Anziani non autosufficienti: Auser, “un sistema di assistenza inadeguato e differenziato nei livelli di copertura dei servizi”

Consapevoli delle trasformazioni demografiche in corso, le Regioni negli ultimi anni hanno prestato una crescente attenzione al tema degli anziani sia autosufficienti sia non autosufficienti, sia sotto il profilo sanitario che sociale. Lo ricorda l’Auser, nella ricerca “Anziani non autosufficienti e integrazione sociosanitaria nei Piani regionali” presentata oggi a Roma, da cui emerge un sistema di assistenza per i non autosufficienti profondamente inadeguato e differenziato nei livelli di copertura dei servizi, sia a livello nazionale sia all’interno delle singole regioni. “Una realtà venuta alla ribalta in modo chiaro e drammatico nel corso dell’emergenza sanitaria”. La ricerca ricorda che i Piani sanitari, in base al loro carattere, si distinguono in Piani sanitari, Piani sociosanitari, Piani sociosanitari integrati, Piani di rientro; mentre i Piani sociali regionali in base al carattere si distinguono in Piano di Zona, Piani integrati sociosanitari, Piani sociali regionali, Linee guida o di indirizzo.
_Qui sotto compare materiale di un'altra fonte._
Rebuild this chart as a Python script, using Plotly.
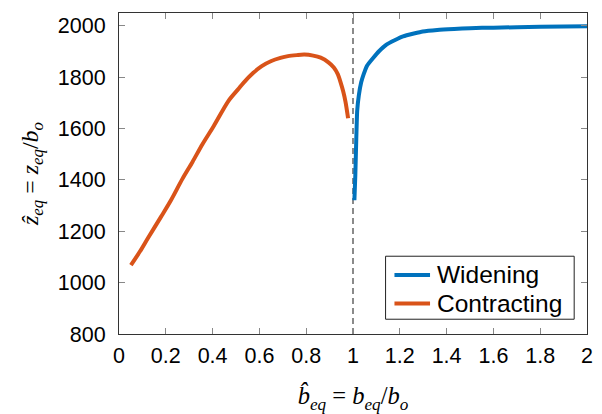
import plotly.graph_objects as go

# Contracting branch
contr_x = [0.051, 0.09, 0.124, 0.18, 0.222, 0.271, 0.314, 0.356, 0.405, 0.468,
           0.511, 0.532, 0.574, 0.61, 0.651, 0.69, 0.722, 0.76, 0.792, 0.83, 0.862,
           0.895, 0.918, 0.935, 0.947, 0.958, 0.968, 0.979]
contr_y = [1068, 1122, 1174, 1257, 1321, 1404, 1470, 1538, 1610, 1708,
           1755, 1778, 1817, 1843, 1863, 1875, 1882, 1886, 1888, 1884, 1876,
           1858, 1838, 1812, 1780, 1745, 1704, 1640]

# Widening branch
wide_x = [1.006, 1.010, 1.014, 1.018, 1.025, 1.035, 1.045, 1.06, 1.087, 1.11,
          1.143, 1.18, 1.214, 1.26, 1.298, 1.36, 1.432, 1.5, 1.6, 1.8, 2.0]
wide_y = [1321, 1420, 1560, 1670, 1730, 1780, 1810, 1845, 1876, 1900,
          1927, 1945, 1959, 1970, 1978, 1984, 1988, 1991, 1993, 1996, 1998]

x_ticks = [0, 0.2, 0.4, 0.6, 0.8, 1, 1.2, 1.4, 1.6, 1.8, 2]
x_ticklabels = ["0", "0.2", "0.4", "0.6", "0.8", "1", "1.2", "1.4", "1.6", "1.8", "2"]
y_ticks = [800, 1000, 1200, 1400, 1600, 1800, 2000]

series_names = ["Widening", "Contracting"]
series_colors = ["#0072BD", "#D95319"]

fig = go.Figure()
fig.add_trace(go.Scatter(x=wide_x, y=wide_y, mode="lines", name=series_names[0],
                         line=dict(color=series_colors[0], width=4, shape="spline", smoothing=0.5)))
fig.add_trace(go.Scatter(x=contr_x, y=contr_y, mode="lines", name=series_names[1],
                         line=dict(color=series_colors[1], width=4, shape="spline", smoothing=0.8)))

fig.add_shape(type="line", x0=1, x1=1, y0=0, y1=1, xref="x", yref="paper",
              line=dict(color="#8a8a8a", width=2, dash="6px,4px"), layer="below")

# Legend box (drawn manually to match the reference's proportions)
fig.add_shape(type="rect", xref="paper", yref="paper", x0=0.5696, x1=0.9726, y0=0.046, y1=0.2423,
              line=dict(color="#222", width=1), fillcolor="white", layer="above")
leg_rows = [0.184, 0.0951]
for name, color, yy in zip(series_names, series_colors, leg_rows):
    fig.add_shape(type="line", xref="paper", yref="paper", x0=0.5886, x1=0.6646, y0=yy, y1=yy,
                  line=dict(color=color, width=4), layer="above")
    fig.add_annotation(xref="paper", yref="paper", x=0.675, y=yy, text=name, showarrow=False,
                       xanchor="left", yanchor="middle",
                       font=dict(family="Liberation Sans, Arial", size=24.5, color="#000"))

axis_common = dict(showgrid=False, zeroline=False, showline=True, linecolor="#333",
                   linewidth=1, mirror="allticks", ticks="inside", ticklen=6,
                   tickcolor="#888", tickwidth=1,
                   tickfont=dict(family="Liberation Sans, Arial", size=21.5, color="#000"))

fig.update_layout(
    width=602, height=414,
    margin=dict(l=119, r=9, t=13, b=75),
    paper_bgcolor="white", plot_bgcolor="white",
    xaxis=dict(range=[0, 2], tickvals=x_ticks, ticktext=x_ticklabels,
               ticklabelstandoff=2,
               title=dict(text="<i>b̂<sub>eq</sub></i> = <i>b<sub>eq</sub></i>/<i>b<sub>o</sub></i>",
                          font=dict(family="Liberation Serif, DejaVu Serif", size=24.5, color="#000"),
                          standoff=20),
               **axis_common),
    yaxis=dict(range=[800, 2050], tickvals=y_ticks, ticklabelstandoff=8,
               title=dict(text="<i>ẑ<sub>eq</sub></i> = <i>z<sub>eq</sub></i>/<i>b<sub>o</sub></i>",
                          font=dict(family="Liberation Serif, DejaVu Serif", size=24, color="#000"),
                          standoff=12),
               **axis_common),
    showlegend=False,
)

fig.write_html("out.html")
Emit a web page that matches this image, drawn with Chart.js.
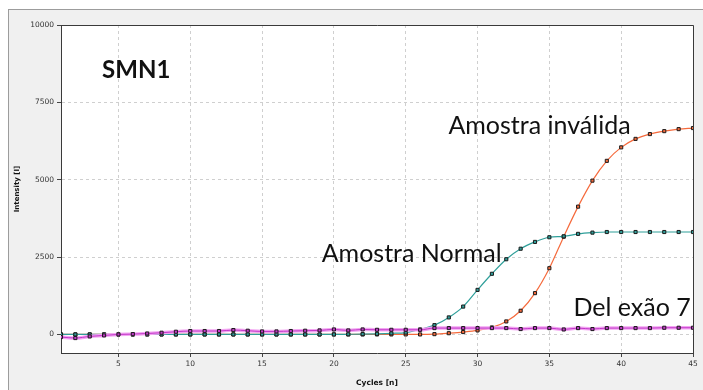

Le principali criticità messe in luce dall’analisi dei Piani sono “una cultura del ‘Piano’ molto approssimativa”, con lo “scopo di dimostrare che la Regione si prende cura degli anziani, ma nel merito abbastanza privi di sostanza”; una scarsa conoscenza del “profilo sociosanitario della popolazione a cui si dovrebbe fornire risposte e servizi”; una “pesante frammentazione istituzionale centrale e periferica”. La varietà dei modelli organizzativi e l’eterogeneità delle forme di gestione costituiscono “una delle cause che non favorisce l’integrazione”. Si registra un “forte squilibrio tra strutture sanitarie e sociali. L’integrazione è affidata alla buona volontà degli operatori”. Ancora, “nella prevenzione prevale un approccio prestazionale” e “il Distretto sociosanitario”, che “dovrebbe essere il riferimento territoriale dell’integrazione sociosanitaria, nella realtà è una struttura poco visibile, ambigua e indeterminata”. L’Assistenza domiciliare (Adi e Sad) è fortemente insufficiente e inadeguata: “È in questo ambito che si vede la babele dell’assistenza nel nostro Paese, per la grande difformità nei modelli organizzativi. I casi trattati in Adi (assistenza domiciliare integrata) sono il 6,2% over 65 e l’assistenza Adi significa 17 ore anno per caso trattato. La Sad (servizio di assistenza domiciliare) è gestito dai Comuni, un servizio in progressiva regressione. A godere dei servizi di assistenza gestiti dai comuni sono percentuali minime della popolazione di riferimento e nel caso del servizio con assistenza sanitaria è solo il 41,3% dei comuni a garantirlo”. Infine, le Rsa sono da riformare radicalmente e la semiresidenzialità del tutto assente in molte realtà.